Strategi Personal Branding Lebih Sehat
Meskipun personal branding jadi hal yang melelahkan, tetapi bukan hal yang harus kita hindari sepenuhnya juga. Hal yang perlu diubah adalah cara kita mengelola personal branding tersebut dengan lebih sehat. Berikut beberapa cara membangun personal branding yang lebih sehat:
1. Tetapkan Batas
Tidak setiap momen harus dijadikan konten. Simpan sebagian hidup kita dalam ruang pribadi dan bukan untuk konsumsi publik. Ini membantu kita untuk bisa menetapkan batasan jelas antara dunia digital dan nyata.
2. Fokus Pada Nilai
Personal branding itu dibangun melalui kejujuran dan keaslian kita. Audiens dapat merasakan ketulusan yang dibangun oleh kreator, jadi utamakan kejujuran dalam setiap konten yang dibuat.
3. Turunkan Ritme
Konsisten itu perlu, tetapi kita juga perlu memperhatikan ritme diri kita. Tidak perlu selalu aktif dan posting setiap harinya. Cukup lakukan dengan jadwal yang teratur, tetapi pasti dilakukan.
4. Media Sosial Itu Alat, Bukan Identitas
Tujuan utama adalah menyampaikan pesan, bukan membentuk versi diri yang sempurna dengan standar tertentu. Jadikan media sosial hanya sebagai alat untuk mempresentasikan diri, bukan sebagai identitas diri.
5. Siapkan Ruang Gagal
Kegagalan pasti dirasakan oleh semua orang. Itu adalah salah satu bentuk proses dalam kehidupan ini. Jadi, selalu siapkan ruang untuk gagal agar kita bisa lebih kuat dan terus berproses meskipun kita suatu saat mengalami kegagalan.
Penutup
Personal branding dapat menjadi alat penting dalam dunia profesional modern. Namun saat tuntutan tampil sempurna terus meningkat, kelelahan menjadi risiko yang nyata. Manusia tidak dirancang untuk terus mempertahankan citra tanpa jeda. Identitas yang kuat tidak dibangun dari konten tanpa henti, tetapi dari kejujuran terhadap diri sendiri.

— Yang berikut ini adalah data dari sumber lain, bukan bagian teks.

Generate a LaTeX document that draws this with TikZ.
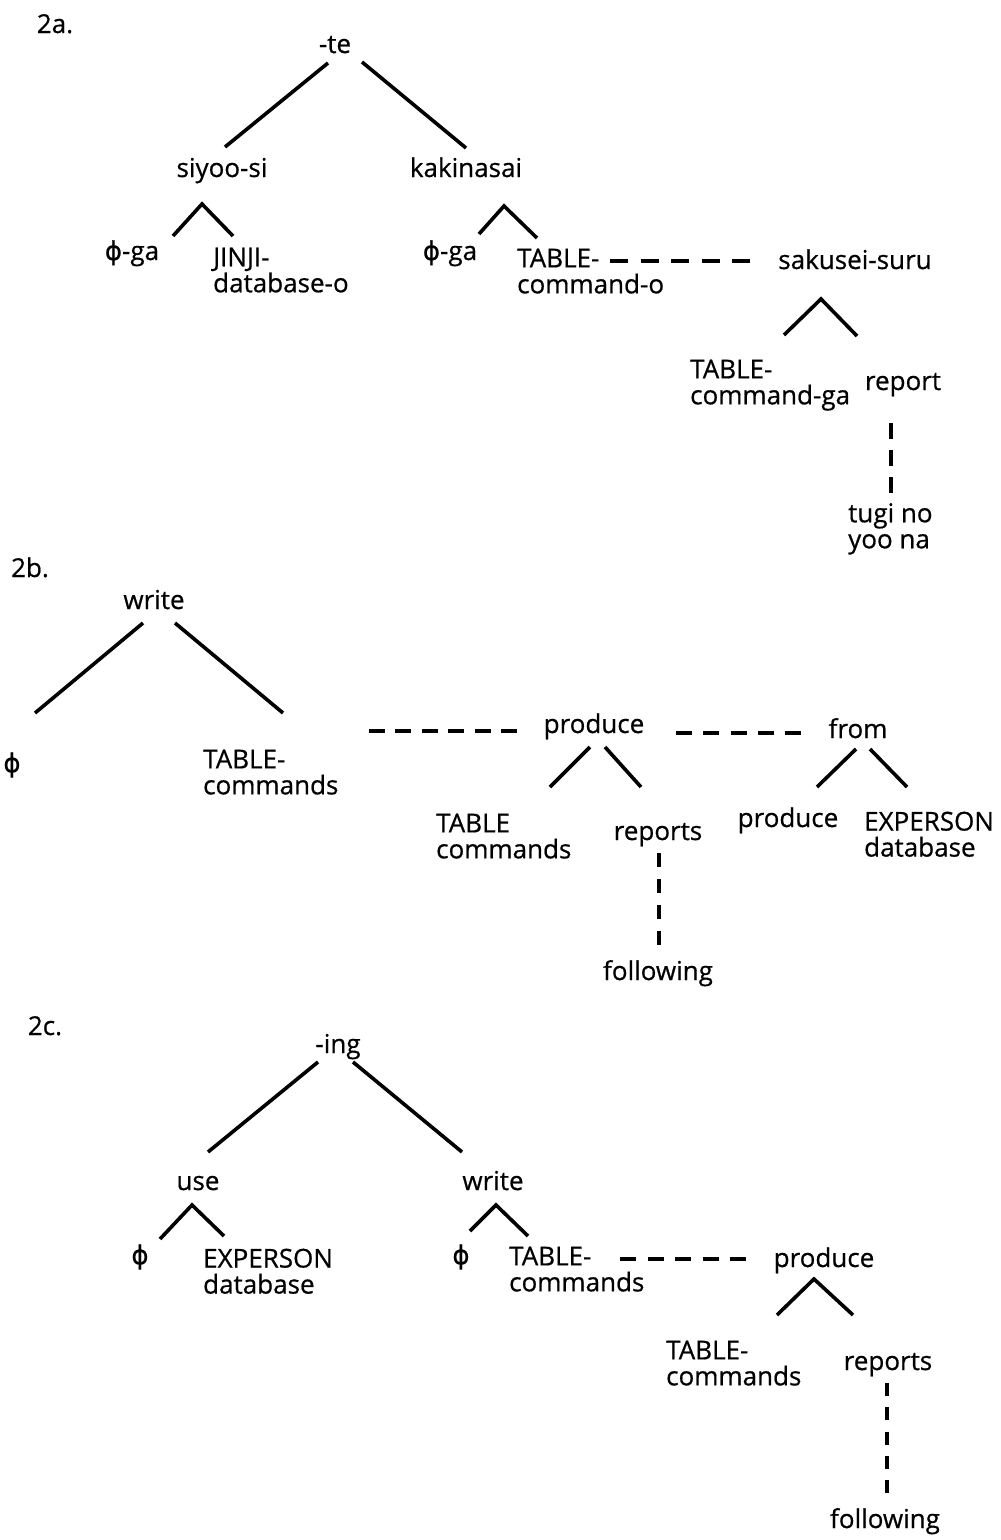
\documentclass[tikz,border=0pt]{standalone}
\usepackage{fontspec}
\setmainfont{Open Sans}[FakeBold=0.6]
\newfontfamily\phifont{DejaVu Sans}[FakeBold=0.6]
\newcommand{\phisym}{{\phifont ϕ}}
\begin{document}
\begin{tikzpicture}[x=1pt,y=-1pt,
  lbl/.style={inner sep=0pt, font=\fontsize{26}{26}\selectfont, anchor=base},
  phil/.style={inner sep=0pt, font=\fontsize{26}{26}\selectfont, anchor=center},
  mlbl/.style={inner sep=0pt, font=\fontsize{26}{26}\selectfont, align=left, anchor=north west},
  branch/.style={line width=3.6pt, line cap=butt},
  hdash/.style={line width=3.6pt},
  vdash/.style={line width=3.6pt}]
\useasboundingbox (0,0) rectangle (1001,1540);

% ---------- 2a ----------
\node[lbl] (lab2a) at (55,33) {2a.};
\node[lbl] (te) at (335,53) {-te};
\node[lbl] (siyoo) at (222,177) {siyoo-si};
\node[lbl] (kaki) at (466,177) {kakinasai};
\node[lbl] (gaA) at (132,260) {\phisym-ga};
\node[mlbl] (jinji) at (213,247.5) {JINJI-\\database-o};
\node[lbl] (gaB) at (450,260) {\phisym-ga};
\node[mlbl] (tcmdo) at (517,248.5) {TABLE-\\command-o};
\node[lbl] (sakusei) at (855,269) {sakusei-suru};
\node[mlbl] (tcmdga) at (690,359.5) {TABLE-\\command-ga};
\node[lbl] (report) at (903,390) {report};
\node[mlbl] (tugi) at (848,503) {tugi no\\yoo na};

\coordinate (te-l) at (328,63);   \coordinate (siyoo-t) at (225,147);
\coordinate (te-r) at (362,62);   \coordinate (kaki-t) at (466,148);
\coordinate (siyoo-a) at (202,204); \coordinate (gaA-t) at (173,236); \coordinate (jinji-t) at (233,236);
\coordinate (kaki-a) at (504,206);  \coordinate (gaB-t) at (479,234); \coordinate (tcmdo-t) at (537,238);
\coordinate (sak-a) at (821,299);   \coordinate (tcmdga-t) at (784,335); \coordinate (report-t) at (857,336);
\coordinate (tcmdo-e) at (610,261); \coordinate (sakusei-w) at (750,261);
\coordinate (report-s) at (891,423); \coordinate (tugi-n) at (891,493);

\draw[branch] (te-l) -- (siyoo-t);
\draw[branch] (te-r) -- (kaki-t);
\draw[branch] (gaA-t) -- (siyoo-a) -- (jinji-t);
\draw[branch] (gaB-t) -- (kaki-a) -- (tcmdo-t);
\draw[branch] (tcmdga-t) -- (sak-a) -- (report-t);
\draw[hdash, dash pattern=on 18pt off 12.5pt] (tcmdo-e) -- (sakusei-w);
\draw[vdash, dash pattern=on 16pt off 11pt] (report-s) -- (tugi-n);

% ---------- 2b ----------
\node[lbl] (lab2b) at (30,577) {2b.};
\node[lbl] (writeB) at (154,609) {write};
\node[phil] (phiB) at (12,765) {\phisym};
\node[mlbl] (tcmdsB) at (203,749.5) {TABLE-\\commands};
\node[lbl] (produceB) at (594,733) {produce};
\node[lbl] (fromB) at (858,738) {from};
\node[mlbl] (tcmdsB2) at (436,813.5) {TABLE\\commands};
\node[lbl] (reportsB) at (658,840) {reports};
\node[lbl] (followingB) at (658,980) {following};
\node[lbl] (produceB2) at (788,827) {produce};
\node[mlbl] (expersonB) at (864,811.5) {EXPERSON\\database};

\coordinate (writeB-l) at (143,623); \coordinate (phiB-t) at (35,713);
\coordinate (writeB-r) at (175,623); \coordinate (tcmdsB-t) at (283,713);
\coordinate (tcmdsB-e) at (369,731); \coordinate (produceB-w) at (517,731);
\coordinate (produceB-e) at (676,733); \coordinate (fromB-w) at (801,733);
\coordinate (produceB-l) at (590,747); \coordinate (tcmdsB2-t) at (550,787);
\coordinate (produceB-r) at (605,747); \coordinate (reportsB-t) at (641,787);
\coordinate (fromB-l) at (856,749); \coordinate (produceB2-t) at (817,787);
\coordinate (fromB-r) at (870,749); \coordinate (expersonB-t) at (907,787);
\coordinate (reportsB-s) at (659,853); \coordinate (followingB-n) at (659,945);

\draw[branch] (writeB-l) -- (phiB-t);
\draw[branch] (writeB-r) -- (tcmdsB-t);
\draw[hdash, dash pattern=on 16pt off 10.4pt] (tcmdsB-e) -- (produceB-w);
\draw[hdash, dash pattern=on 16pt off 11.25pt] (produceB-e) -- (fromB-w);
\draw[branch] (produceB-l) -- (tcmdsB2-t);
\draw[branch] (produceB-r) -- (reportsB-t);
\draw[branch] (fromB-l) -- (produceB2-t);
\draw[branch] (fromB-r) -- (expersonB-t);
\draw[vdash, dash pattern=on 14pt off 12pt] (reportsB-s) -- (followingB-n);

% ---------- 2c ----------
\node[lbl] (lab2c) at (45,1035) {2c.};
\node[lbl] (ing) at (338,1053) {-ing};
\node[lbl] (use) at (198,1190) {use};
\node[lbl] (writeC) at (493,1190) {write};
\node[phil] (phiC1) at (140,1257) {\phisym};
\node[mlbl] (expersonC) at (203,1248.5) {EXPERSON\\database};
\node[phil] (phiC2) at (461,1257) {\phisym};
\node[mlbl] (tcmdsC) at (509,1246.5) {TABLE-\\commands};
\node[lbl] (produceC) at (824,1267) {produce};
\node[mlbl] (tcmdsC2) at (666,1340.5) {TABLE-\\commands};
\node[lbl] (reportsC) at (888,1370) {reports};
\node[lbl] (followingC) at (885,1528) {following};

\coordinate (ing-l) at (318,1062); \coordinate (use-t) at (208,1152);
\coordinate (ing-r) at (353,1062); \coordinate (writeC-t) at (462,1152);
\coordinate (use-a) at (192,1205); \coordinate (phiC1-t) at (160,1239); \coordinate (expersonC-t) at (224,1236);
\coordinate (writeC-a) at (496,1205); \coordinate (phiC2-t) at (470,1231); \coordinate (tcmdsC-t) at (528,1236);
\coordinate (tcmdsC-e) at (620,1259); \coordinate (produceC-w) at (746,1259);
\coordinate (produceC-a) at (814,1279); \coordinate (tcmdsC2-t) at (777,1315); \coordinate (reportsC-t) at (853,1315);
\coordinate (reportsC-s) at (887,1383); \coordinate (followingC-n) at (887,1493);

\draw[branch] (ing-l) -- (use-t);
\draw[branch] (ing-r) -- (writeC-t);
\draw[branch] (phiC1-t) -- (use-a) -- (expersonC-t);
\draw[branch] (phiC2-t) -- (writeC-a) -- (tcmdsC-t);
\draw[hdash, dash pattern=on 16pt off 11.5pt] (tcmdsC-e) -- (produceC-w);
\draw[branch] (tcmdsC2-t) -- (produceC-a) -- (reportsC-t);
\draw[vdash, dash pattern=on 13pt off 11.25pt] (reportsC-s) -- (followingC-n);
\end{tikzpicture}
\end{document}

Jika seseorang merasa lelah, itu bukan tanda bahwa ia tidak mampu. Itu tanda bahwa ia perlu menciptakan ulang cara ia hadir di ruang digital. Personal branding seharusnya memperluas ruang gerak, bukan mempersempitnya. Yang paling penting bukan seberapa sering seseorang tampil, tetapi seberapa selaras ia dengan nilai dan identitas aslinya.
“Your personal brand is what people say about you when you are not in the room.”
Writer Notes
Notes
Saat menulis artikel ini, saya ingin menghadirkan sudut pandang yang sering terlewat: bahwa personal branding tidak selalu glamor dan penuh pencapaian. Banyak orang mengejar identitas digital sampai lupa bernapas. Tulisan ini dibuat agar pembaca tidak merasa sendirian ketika merasa lelah membangun brand diri. Semoga bisa jadi pengingat bahwa identitas kita tidak ditentukan algoritma, dan menjadi manusia utuh tetap lebih penting daripada menjadi persona sempurna di layar.